- **GOAL**:
Repeat exactly, and only, the lines from the one that contains "Clone this chart in matplotlib." to the one that contains "from matplotlib.lines import Line2D", both ends included. Omit every picture.

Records
***

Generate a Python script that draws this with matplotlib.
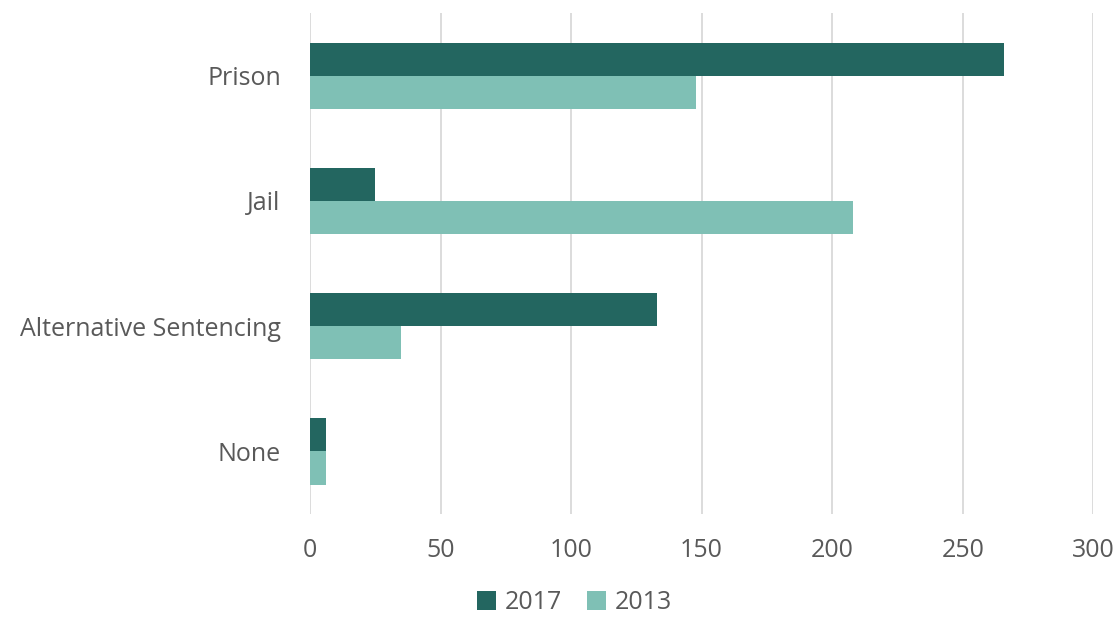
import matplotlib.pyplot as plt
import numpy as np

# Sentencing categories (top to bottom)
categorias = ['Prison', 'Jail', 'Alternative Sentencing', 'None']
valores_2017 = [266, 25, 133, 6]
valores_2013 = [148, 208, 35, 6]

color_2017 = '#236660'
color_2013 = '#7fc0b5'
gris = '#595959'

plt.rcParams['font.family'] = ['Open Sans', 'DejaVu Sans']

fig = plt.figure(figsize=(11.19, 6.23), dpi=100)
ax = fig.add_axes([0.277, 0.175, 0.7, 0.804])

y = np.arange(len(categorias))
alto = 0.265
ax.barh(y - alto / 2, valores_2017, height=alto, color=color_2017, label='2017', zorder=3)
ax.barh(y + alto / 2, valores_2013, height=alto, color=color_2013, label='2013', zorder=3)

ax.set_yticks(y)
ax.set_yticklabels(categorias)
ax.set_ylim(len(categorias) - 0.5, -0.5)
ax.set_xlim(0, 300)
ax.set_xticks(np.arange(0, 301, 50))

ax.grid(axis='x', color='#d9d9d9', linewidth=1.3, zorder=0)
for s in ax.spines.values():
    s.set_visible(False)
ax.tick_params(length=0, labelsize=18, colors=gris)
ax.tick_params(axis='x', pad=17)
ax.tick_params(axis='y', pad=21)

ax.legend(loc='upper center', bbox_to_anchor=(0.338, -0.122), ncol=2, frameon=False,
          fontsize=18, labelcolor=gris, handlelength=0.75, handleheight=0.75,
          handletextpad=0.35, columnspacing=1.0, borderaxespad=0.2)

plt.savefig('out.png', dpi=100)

***

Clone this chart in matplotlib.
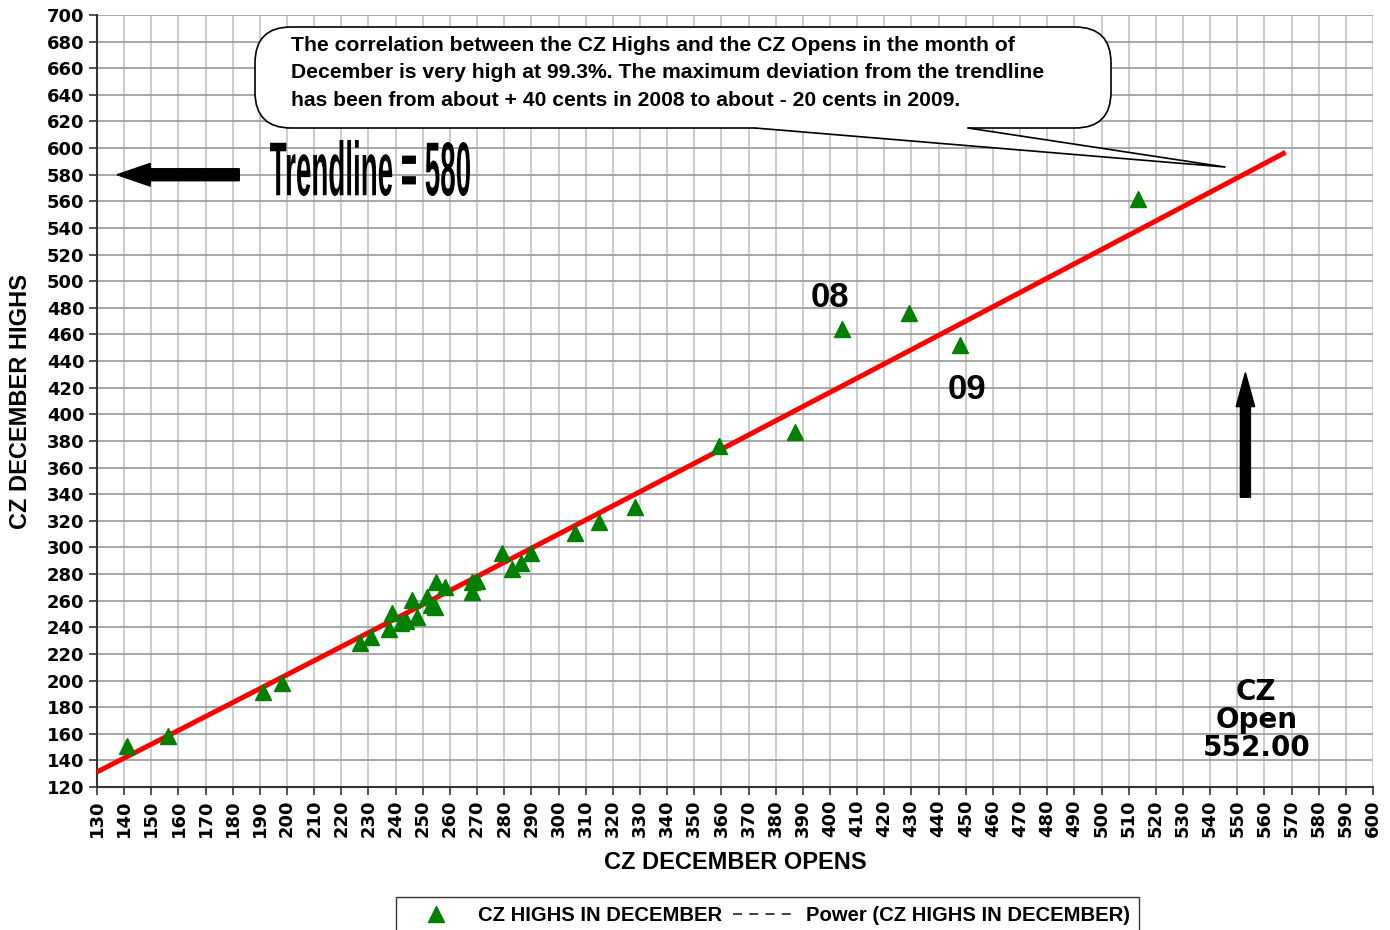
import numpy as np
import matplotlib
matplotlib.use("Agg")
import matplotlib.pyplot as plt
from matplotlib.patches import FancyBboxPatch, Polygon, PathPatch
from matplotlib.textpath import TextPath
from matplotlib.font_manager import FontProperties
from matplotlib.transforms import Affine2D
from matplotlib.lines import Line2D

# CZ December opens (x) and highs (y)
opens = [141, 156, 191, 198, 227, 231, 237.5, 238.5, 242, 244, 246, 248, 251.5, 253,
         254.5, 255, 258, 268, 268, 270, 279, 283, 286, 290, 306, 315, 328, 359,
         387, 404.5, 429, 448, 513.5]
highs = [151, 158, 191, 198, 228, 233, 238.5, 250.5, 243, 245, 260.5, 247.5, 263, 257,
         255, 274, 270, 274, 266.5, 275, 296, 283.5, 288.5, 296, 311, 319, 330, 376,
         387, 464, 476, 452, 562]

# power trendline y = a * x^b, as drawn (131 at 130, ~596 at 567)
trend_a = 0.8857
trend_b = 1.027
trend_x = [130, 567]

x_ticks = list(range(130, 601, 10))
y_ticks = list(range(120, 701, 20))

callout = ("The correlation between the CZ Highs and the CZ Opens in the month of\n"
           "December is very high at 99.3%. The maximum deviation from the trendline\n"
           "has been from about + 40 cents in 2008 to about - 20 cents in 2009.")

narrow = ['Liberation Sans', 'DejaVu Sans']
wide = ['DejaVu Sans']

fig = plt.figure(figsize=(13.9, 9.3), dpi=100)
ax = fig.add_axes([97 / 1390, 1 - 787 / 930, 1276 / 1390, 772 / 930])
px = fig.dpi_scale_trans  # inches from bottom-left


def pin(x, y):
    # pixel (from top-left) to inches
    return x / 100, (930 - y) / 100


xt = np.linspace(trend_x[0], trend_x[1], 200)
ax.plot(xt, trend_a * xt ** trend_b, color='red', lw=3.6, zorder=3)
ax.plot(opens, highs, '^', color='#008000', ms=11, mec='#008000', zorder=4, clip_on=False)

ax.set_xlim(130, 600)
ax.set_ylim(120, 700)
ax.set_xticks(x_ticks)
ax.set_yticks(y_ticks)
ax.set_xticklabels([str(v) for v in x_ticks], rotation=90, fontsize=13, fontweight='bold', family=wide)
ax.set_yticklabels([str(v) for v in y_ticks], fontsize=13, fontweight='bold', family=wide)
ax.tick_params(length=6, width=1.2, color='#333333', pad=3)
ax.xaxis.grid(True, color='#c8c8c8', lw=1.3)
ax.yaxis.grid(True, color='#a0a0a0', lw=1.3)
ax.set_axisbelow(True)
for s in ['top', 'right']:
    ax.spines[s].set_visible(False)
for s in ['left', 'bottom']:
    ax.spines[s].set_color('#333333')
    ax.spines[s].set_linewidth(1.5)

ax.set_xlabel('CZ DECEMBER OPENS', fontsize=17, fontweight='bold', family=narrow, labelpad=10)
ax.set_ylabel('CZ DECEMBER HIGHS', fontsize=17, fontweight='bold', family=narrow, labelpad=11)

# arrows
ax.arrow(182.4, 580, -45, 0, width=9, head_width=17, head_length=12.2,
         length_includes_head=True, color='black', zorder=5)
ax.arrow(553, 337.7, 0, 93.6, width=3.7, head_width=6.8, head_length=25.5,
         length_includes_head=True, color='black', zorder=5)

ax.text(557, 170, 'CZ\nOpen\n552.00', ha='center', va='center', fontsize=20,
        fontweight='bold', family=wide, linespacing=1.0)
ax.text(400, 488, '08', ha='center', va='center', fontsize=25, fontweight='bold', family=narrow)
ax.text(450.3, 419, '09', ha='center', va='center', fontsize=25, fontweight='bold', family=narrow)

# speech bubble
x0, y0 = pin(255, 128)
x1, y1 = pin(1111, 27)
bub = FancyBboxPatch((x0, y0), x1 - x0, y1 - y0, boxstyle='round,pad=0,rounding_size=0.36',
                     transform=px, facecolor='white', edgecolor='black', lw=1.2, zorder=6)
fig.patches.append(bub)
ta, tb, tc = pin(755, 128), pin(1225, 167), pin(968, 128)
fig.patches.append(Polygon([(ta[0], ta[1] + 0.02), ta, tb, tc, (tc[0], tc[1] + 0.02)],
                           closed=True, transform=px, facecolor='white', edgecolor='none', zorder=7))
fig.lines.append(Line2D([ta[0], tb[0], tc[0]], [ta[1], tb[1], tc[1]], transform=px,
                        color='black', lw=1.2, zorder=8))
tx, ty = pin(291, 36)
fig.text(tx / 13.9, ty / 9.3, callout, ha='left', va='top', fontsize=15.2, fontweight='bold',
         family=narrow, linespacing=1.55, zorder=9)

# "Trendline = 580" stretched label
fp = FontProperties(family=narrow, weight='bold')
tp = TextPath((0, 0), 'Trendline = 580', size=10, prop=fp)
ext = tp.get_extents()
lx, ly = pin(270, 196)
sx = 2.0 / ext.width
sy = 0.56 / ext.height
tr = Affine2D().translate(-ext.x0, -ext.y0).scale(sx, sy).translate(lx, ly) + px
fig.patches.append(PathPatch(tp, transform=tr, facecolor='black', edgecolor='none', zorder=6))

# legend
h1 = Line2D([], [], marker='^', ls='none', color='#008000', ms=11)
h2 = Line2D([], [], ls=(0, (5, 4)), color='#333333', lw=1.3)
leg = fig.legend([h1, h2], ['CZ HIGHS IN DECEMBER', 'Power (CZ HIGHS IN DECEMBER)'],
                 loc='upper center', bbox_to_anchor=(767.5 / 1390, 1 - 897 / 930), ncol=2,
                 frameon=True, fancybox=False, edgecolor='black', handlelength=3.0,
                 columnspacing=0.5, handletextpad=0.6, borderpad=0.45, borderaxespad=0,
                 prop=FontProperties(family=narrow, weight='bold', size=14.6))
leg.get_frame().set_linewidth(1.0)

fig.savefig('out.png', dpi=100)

***

- **RESULT OF THE EXERCISE**:
Clone this chart in matplotlib.
import numpy as np
import matplotlib
matplotlib.use("Agg")
import matplotlib.pyplot as plt
from matplotlib.patches import FancyBboxPatch, Polygon, PathPatch
from matplotlib.textpath import TextPath
from matplotlib.font_manager import FontProperties
from matplotlib.transforms import Affine2D
from matplotlib.lines import Line2D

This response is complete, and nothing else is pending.